The good news is that the more toxic expressions of the anti-government gospel will be slowly losing their power. Younger white evangelical Christians are almost as likely as other young adults, for example, to see a positive role for government in lifting people out of dire poverty and in providing opportunities for all to thrive. Younger Catholics are rediscovering the noble social justice teachings of their faith. Conservative Christians in communities of color are consistently less hostile to government than their white counterparts–and their numbers are growing.
And there is more good news from the organizing front. Together with a number of interfaith partners, I have been working for the past year to create a “network of networks” called California Faith Action that will do two things. It will rally people of good will from all faith traditions to advocate much more powerfully for the needs of young Californians and of the most vulnerable Golden State residents. But California Faith Action will also bring communities of faith more directly into the arena of systemic or constitutional reform to ensure that an ideologically-committed political minority cannot continue to blight our state’s future.

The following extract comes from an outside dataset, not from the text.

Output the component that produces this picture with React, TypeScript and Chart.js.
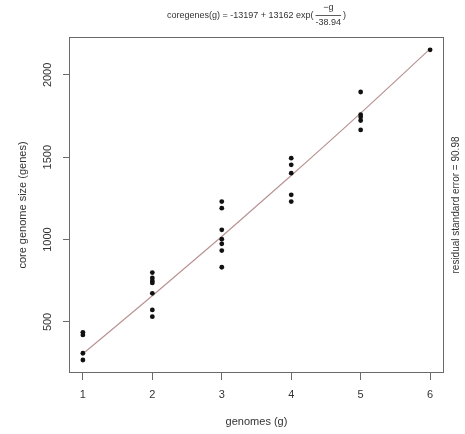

We have already discovered that one of the most powerful tools in our Faith Action toolkit will be simple basic information on issues like wealth distribution, comparative tax rates and tax trends over time, and how various voter-approved initiatives and ballot measures that were perfectly well-intentioned at the outset have turned out to have perverse results. As I tell faith audiences throughout the state, our issue in California is not really a Left-Right issue, but a Top-Bottom issue in which enormous corporate and private wealth has effectively “seceded” from the state–causing the rest of us to fight for crumbs.
This is language that people of faith can understand. Among the Abrahamic faith traditions, Judaism and Islam have always put support for the common good at the very center of ethical concern. They have always challenged the power and prerogatives of private wealth. My own faith tradition, I regret to say, is the one that became excessively domesticated on these shores: subordinated to the deeper-level American creed of acquisitive individualism, with more of John Locke than of Jesus Christ in the mix. But moderate-to-conservative American Christians cannot escape the reality that Jesus preached and practiced solidarity with the poor and warned against the perils of private accumulation at the expense of the commons; Jesus did not show contempt for the poor while deferring to the rich and powerful. Somewhere deep down all Christians, even the more conservative ones, also recognize that private charity is ultimately no substitute for public justice.
What we will be saying through California Faith Action is that government, like private persons, cannot serve two masters. It cannot serve Mammon and be worthy of our respect, let alone God’s respect. It must serve the common good–and in so doing also serve the will and purpose of the Creator, who (according to the great Hebrew prophets) takes no delight at all in our ritual expressions of piety but is supremely delighted when human beings show solidarity for one another and thus honor the divinely-bestowed dignity of each child, woman, and man.
Rev. Peter Laarman is Executive Director of Progressive Christians Uniting in Los Angeles. He leads an interfaith team developing a new statewide network called California Faith Action.